### Work instructions
Transcribe the listing in full, excluding any pictures.

### Information provided
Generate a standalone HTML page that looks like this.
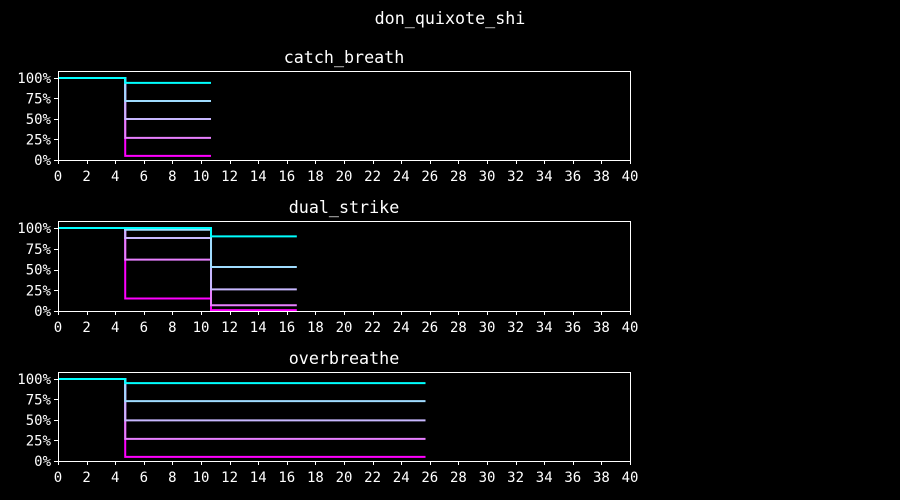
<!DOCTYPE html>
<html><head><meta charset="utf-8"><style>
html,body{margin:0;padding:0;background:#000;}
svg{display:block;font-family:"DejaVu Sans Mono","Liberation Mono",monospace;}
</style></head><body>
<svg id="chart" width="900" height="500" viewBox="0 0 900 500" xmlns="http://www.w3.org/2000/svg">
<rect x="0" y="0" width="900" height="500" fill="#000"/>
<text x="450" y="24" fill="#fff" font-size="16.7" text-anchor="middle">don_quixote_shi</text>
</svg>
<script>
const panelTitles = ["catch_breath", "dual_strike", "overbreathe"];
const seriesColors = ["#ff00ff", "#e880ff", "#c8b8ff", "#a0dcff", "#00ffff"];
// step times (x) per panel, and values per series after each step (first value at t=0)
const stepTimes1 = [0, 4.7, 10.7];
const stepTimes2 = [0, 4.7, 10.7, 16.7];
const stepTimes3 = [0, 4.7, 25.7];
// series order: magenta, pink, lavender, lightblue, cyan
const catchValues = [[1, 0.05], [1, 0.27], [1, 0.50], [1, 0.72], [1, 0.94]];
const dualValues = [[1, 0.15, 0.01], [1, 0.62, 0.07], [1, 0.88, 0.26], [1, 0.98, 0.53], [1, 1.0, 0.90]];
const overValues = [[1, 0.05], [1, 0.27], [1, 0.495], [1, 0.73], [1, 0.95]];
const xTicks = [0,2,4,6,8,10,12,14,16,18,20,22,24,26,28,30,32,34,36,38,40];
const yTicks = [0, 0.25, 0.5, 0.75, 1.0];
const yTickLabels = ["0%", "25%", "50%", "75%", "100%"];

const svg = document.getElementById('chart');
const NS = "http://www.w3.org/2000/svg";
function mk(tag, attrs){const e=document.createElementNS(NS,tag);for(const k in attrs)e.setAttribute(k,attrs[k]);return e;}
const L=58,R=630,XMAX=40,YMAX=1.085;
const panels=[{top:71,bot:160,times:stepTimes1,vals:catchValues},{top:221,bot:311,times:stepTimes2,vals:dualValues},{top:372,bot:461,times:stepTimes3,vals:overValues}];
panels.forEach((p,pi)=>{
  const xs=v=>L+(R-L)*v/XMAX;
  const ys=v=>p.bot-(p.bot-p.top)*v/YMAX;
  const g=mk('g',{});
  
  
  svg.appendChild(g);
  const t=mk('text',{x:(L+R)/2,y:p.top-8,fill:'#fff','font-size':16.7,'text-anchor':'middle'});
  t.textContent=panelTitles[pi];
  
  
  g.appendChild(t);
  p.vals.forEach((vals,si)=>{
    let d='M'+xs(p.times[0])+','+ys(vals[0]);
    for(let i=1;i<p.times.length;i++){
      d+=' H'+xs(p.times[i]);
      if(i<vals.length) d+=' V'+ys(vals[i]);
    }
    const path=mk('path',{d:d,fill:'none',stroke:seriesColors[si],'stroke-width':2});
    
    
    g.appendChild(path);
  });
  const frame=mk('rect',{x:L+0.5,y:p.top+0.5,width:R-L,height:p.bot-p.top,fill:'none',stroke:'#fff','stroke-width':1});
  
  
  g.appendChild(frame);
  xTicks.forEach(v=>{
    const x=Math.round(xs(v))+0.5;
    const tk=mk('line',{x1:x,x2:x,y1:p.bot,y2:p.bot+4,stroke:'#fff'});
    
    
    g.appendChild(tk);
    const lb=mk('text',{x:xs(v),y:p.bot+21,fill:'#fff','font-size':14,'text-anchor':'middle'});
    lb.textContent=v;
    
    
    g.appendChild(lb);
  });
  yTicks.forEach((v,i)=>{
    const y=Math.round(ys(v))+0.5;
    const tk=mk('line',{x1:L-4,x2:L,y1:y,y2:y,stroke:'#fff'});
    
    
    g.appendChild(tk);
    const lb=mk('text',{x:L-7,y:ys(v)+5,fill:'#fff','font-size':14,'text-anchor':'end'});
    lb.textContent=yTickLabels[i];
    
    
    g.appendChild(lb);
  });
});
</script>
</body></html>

### Problem solution
Generate a standalone HTML page that looks like this.
<!DOCTYPE html>
<html><head><meta charset="utf-8"><style>
html,body{margin:0;padding:0;background:#000;}
svg{display:block;font-family:"DejaVu Sans Mono","Liberation Mono",monospace;}
</style></head><body>
<svg id="chart" width="900" height="500" viewBox="0 0 900 500" xmlns="http://www.w3.org/2000/svg">
<rect x="0" y="0" width="900" height="500" fill="#000"/>
<text x="450" y="24" fill="#fff" font-size="16.7" text-anchor="middle">don_quixote_shi</text>
</svg>
<script>
const panelTitles = ["catch_breath", "dual_strike", "overbreathe"];
const seriesColors = ["#ff00ff", "#e880ff", "#c8b8ff", "#a0dcff", "#00ffff"];
// step times (x) per panel, and values per series after each step (first value at t=0)
const stepTimes1 = [0, 4.7, 10.7];
const stepTimes2 = [0, 4.7, 10.7, 16.7];
const stepTimes3 = [0, 4.7, 25.7];
// series order: magenta, pink, lavender, lightblue, cyan
const catchValues = [[1, 0.05], [1, 0.27], [1, 0.50], [1, 0.72], [1, 0.94]];
const dualValues = [[1, 0.15, 0.01], [1, 0.62, 0.07], [1, 0.88, 0.26], [1, 0.98, 0.53], [1, 1.0, 0.90]];
const overValues = [[1, 0.05], [1, 0.27], [1, 0.495], [1, 0.73], [1, 0.95]];
const xTicks = [0,2,4,6,8,10,12,14,16,18,20,22,24,26,28,30,32,34,36,38,40];
const yTicks = [0, 0.25, 0.5, 0.75, 1.0];
const yTickLabels = ["0%", "25%", "50%", "75%", "100%"];

const svg = document.getElementById('chart');
const NS = "http://www.w3.org/2000/svg";
function mk(tag, attrs){const e=document.createElementNS(NS,tag);for(const k in attrs)e.setAttribute(k,attrs[k]);return e;}
const L=58,R=630,XMAX=40,YMAX=1.085;
const panels=[{top:71,bot:160,times:stepTimes1,vals:catchValues},{top:221,bot:311,times:stepTimes2,vals:dualValues},{top:372,bot:461,times:stepTimes3,vals:overValues}];
panels.forEach((p,pi)=>{
  const xs=v=>L+(R-L)*v/XMAX;
  const ys=v=>p.bot-(p.bot-p.top)*v/YMAX;
  const g=mk('g',{});
  
  
  svg.appendChild(g);
  const t=mk('text',{x:(L+R)/2,y:p.top-8,fill:'#fff','font-size':16.7,'text-anchor':'middle'});
  t.textContent=panelTitles[pi];
  
  
  g.appendChild(t);
  p.vals.forEach((vals,si)=>{
    let d='M'+xs(p.times[0])+','+ys(vals[0]);
    for(let i=1;i<p.times.length;i++){
      d+=' H'+xs(p.times[i]);
      if(i<vals.length) d+=' V'+ys(vals[i]);
    }
    const path=mk('path',{d:d,fill:'none',stroke:seriesColors[si],'stroke-width':2});
    
    
    g.appendChild(path);
  });
  const frame=mk('rect',{x:L+0.5,y:p.top+0.5,width:R-L,height:p.bot-p.top,fill:'none',stroke:'#fff','stroke-width':1});
  
  
  g.appendChild(frame);
  xTicks.forEach(v=>{
    const x=Math.round(xs(v))+0.5;
    const tk=mk('line',{x1:x,x2:x,y1:p.bot,y2:p.bot+4,stroke:'#fff'});
    
    
    g.appendChild(tk);
    const lb=mk('text',{x:xs(v),y:p.bot+21,fill:'#fff','font-size':14,'text-anchor':'middle'});
    lb.textContent=v;
    
    
    g.appendChild(lb);
  });
  yTicks.forEach((v,i)=>{
    const y=Math.round(ys(v))+0.5;
    const tk=mk('line',{x1:L-4,x2:L,y1:y,y2:y,stroke:'#fff'});
    
    
    g.appendChild(tk);
    const lb=mk('text',{x:L-7,y:ys(v)+5,fill:'#fff','font-size':14,'text-anchor':'end'});
    lb.textContent=yTickLabels[i];
    
    
    g.appendChild(lb);
  });
});
</script>
</body></html>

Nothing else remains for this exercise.